音源欲しいと思いましたが、レコードしかないようなので諦めました。ですが本作のDVD買えば歌聞けます。
好評のため、その後また日本に来て「愛するために」という曲もレコーディングしたそうです。
B面の「哀しみの森」が気になります。CD出ないかなぁ。
せっかくなのでBlu-ray出して欲しかったですが、DVDのみのようです。
予約受付中です。6月3日に発売予定です。
何度も涙し、ここ最近の映画の中で、一番観てよかったと思いました。ドキュメンタリーなので、フィクションとは別枠になりますけれど。
池田理代子先生が出てきて話をしたときに最初に泣いてしまいました。
ビョルンの悲しげな表情で、私たちは彼のことをわかっていないようで、わかっていたんだという言葉がありましたが、写真や映像を見ても、影があるので、これはわかると思いました。
オーディションの際、裸になれと言われ、え!?と、拒否反応を示している様子が最も年相応の少年に見えました。
ベニスに死すでは、撮影中のスタッフがほぼ同性愛者のため、噂ではルキノが「誰もタジオを見てはならない」と言っていたらしいとありました。それは作品への拘りなのだろうと思いました。撮影中に何かあっては困ると。
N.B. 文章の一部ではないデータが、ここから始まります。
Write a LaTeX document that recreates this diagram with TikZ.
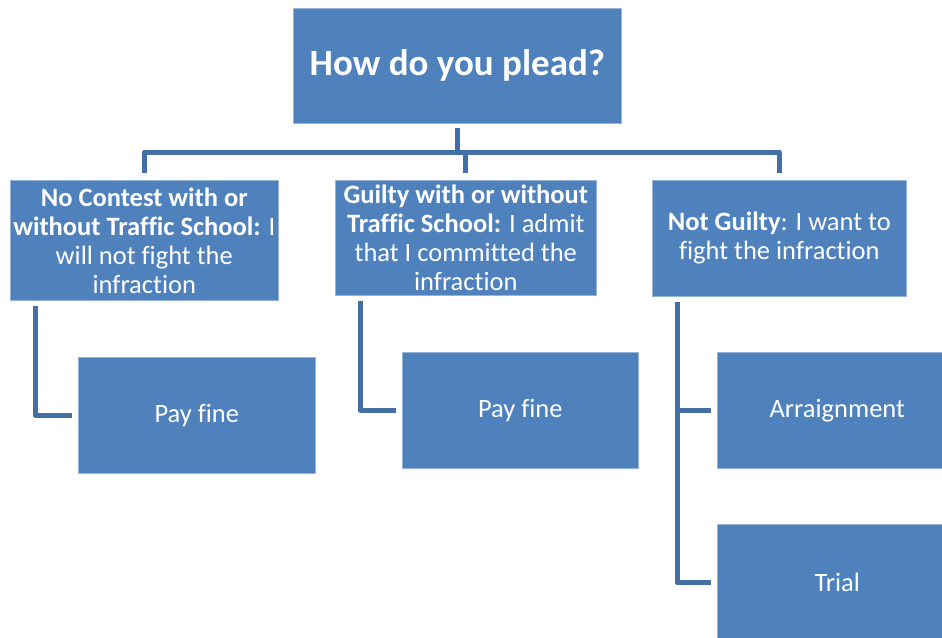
\documentclass[tikz,border=0pt]{standalone}
\usepackage{fontspec}
\setmainfont{Carlito}[Ligatures=CommonOff]
\definecolor{boxblue}{RGB}{79,129,189}
\definecolor{linkblue}{RGB}{67,111,164}
\tikzset{
    box/.style = {fill=boxblue, draw=boxblue!60!white, line width=0.6pt, text=white,
        align=center, inner sep=0pt, anchor=north west,
        font=\fontsize{26.5}{29}\selectfont},
    link/.style = {draw=linkblue, line width=5pt, line join=round},
}

\begin{document}
\begin{tikzpicture}[x=1pt, y=-1pt]
    \useasboundingbox (0,0) rectangle (942,637);

    % the question
    \node[box, minimum width=328pt, minimum height=115pt,
          font=\bfseries\fontsize{37}{42}\selectfont] (plead) at (293,8) {How do you plead?};

    % the three pleas
    \node[box, minimum width=268pt, minimum height=120pt] (contest) at (10,180)
        {\textbf{No Contest with or}\\\textbf{without Traffic School:} I\\will not fight the\\infraction};
    \node[box, minimum width=261pt, minimum height=115pt] (guilty) at (335,180)
        {\textbf{Guilty with or without}\\\textbf{Traffic School:} I admit\\that I committed the\\infraction};
    \node[box, minimum width=254pt, minimum height=116pt] (notguilty) at (652,180)
        {\textbf{Not Guilty}: I want to\\fight the infraction};

    % what follows
    \node[box, minimum width=237pt, minimum height=116pt] (payA) at (78,357) {Pay fine};
    \node[box, minimum width=236pt, minimum height=116pt] (payB) at (402,352) {Pay fine};
    \node[box, minimum width=240pt, minimum height=116pt] (arraign) at (717,352) {Arraignment};
    \node[box, minimum width=240pt, minimum height=116pt] (trial) at (717,524) {Trial};

    % connectors
    \coordinate (bar) at (0,152);
    \draw[link] ([yshift=-4pt]plead.south) -- (plead.south |- bar);
    \draw[link] ([yshift=7pt]contest.north) -- (contest.north |- bar)
        -- (notguilty.north |- bar) -- ([yshift=7pt]notguilty.north);
    \draw[link] ([yshift=7pt]guilty.north) -- (guilty.north |- bar);

    \draw[link] ([xshift=25pt,yshift=-5pt]contest.south west) |- ([xshift=-6pt]payA.west);
    \draw[link] ([xshift=25pt,yshift=-5pt]guilty.south west) |- ([xshift=-6pt]payB.west);
    \coordinate (ngtrunk) at ([xshift=25pt,yshift=-5pt]notguilty.south west);
    \draw[link] (ngtrunk) |- ([xshift=-6pt]trial.west);
    \draw[link] (ngtrunk |- arraign.west) -- ([xshift=-6pt]arraign.west);
\end{tikzpicture}
\end{document}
公開後はビョルンを守る様子など一切ありませんからね。公開後のたった5年でこの世を去っているのも何とも言えない気持ちになります。
映画監督として巨匠だということですが、他の作品は見たことがないですし、どれだけすごい人だったのかまだ理解していません。
ベニスに死すは数年前に見ましたが、ビョルンの美しさよりも、ラストシーンで主人公が海辺で亡くなった時の顔色が緑色だったか黒色だったか、グロテスクで、それしか記憶に残っていないです。
ミッドサマーを見た後、もう一度見ようと思います。
本作の中で、日本の春のお祭りの提灯が揺れている様子や、ビョルンが歩く姿をスローモーションで映したり、桜の木を下から映したり、美しく切ない映像に感動しました。
帝国ホテルは帝国ホテルと表記が出ていたので分かりましたが、他はどこか分かりませんでした。
新宿ゴールデン街にも行ったそうです。カラオケのシーンかと思われます。
ゴールデン街といえばシティーハンターですね。おじさんが掃き掃除をしているところが、あ!あそこかも!と思いましたが、勘違いかもしれないので確かめに行きたいです。→目黒かもしれません。桜見に行ったことあります♪
ビョルンの若い頃のピアノの演奏、あんな難しそうな曲を弾けていたことに驚きました。ベニスに死すのためにレッスンを受けていたと調べて知りました。
音楽がやりたいと思っていたビョルンにとって、確かに音楽ではあるけれどやりたいこととは違っていたんだろうなと思います。
歳をとったシワだらけの掌を黙って見つめる姿がなんとも切なく。あの時ビョルンは何を思っていたのだろうかと胸を締め付けます。
パンフレット
濃厚でした。ビョルンのインタビューもあります。
ファン必読です。
おわりに
もう一度映画館で見たかったです。
去年上映されていた時の入場特典のポストカードです。譲っていただきました。
サイン入り。
本作で初めてビョルンがスウェーデン人だと知りました。
顔が美しいと聞くとロシアのイメージがありましたが、ビョルンはスウェーデンの奇跡ですね。
母国から逃げ出し、デンマークへ移ったと言われるビョルンでしたが、こうして50年経ち、スウェーデン制作のドキュメンタリー映画に出演したということを嬉しく思います。
すっごく細いのにプールに飛び込んで泳げるほど元気なようで良かったです。長生きされますように。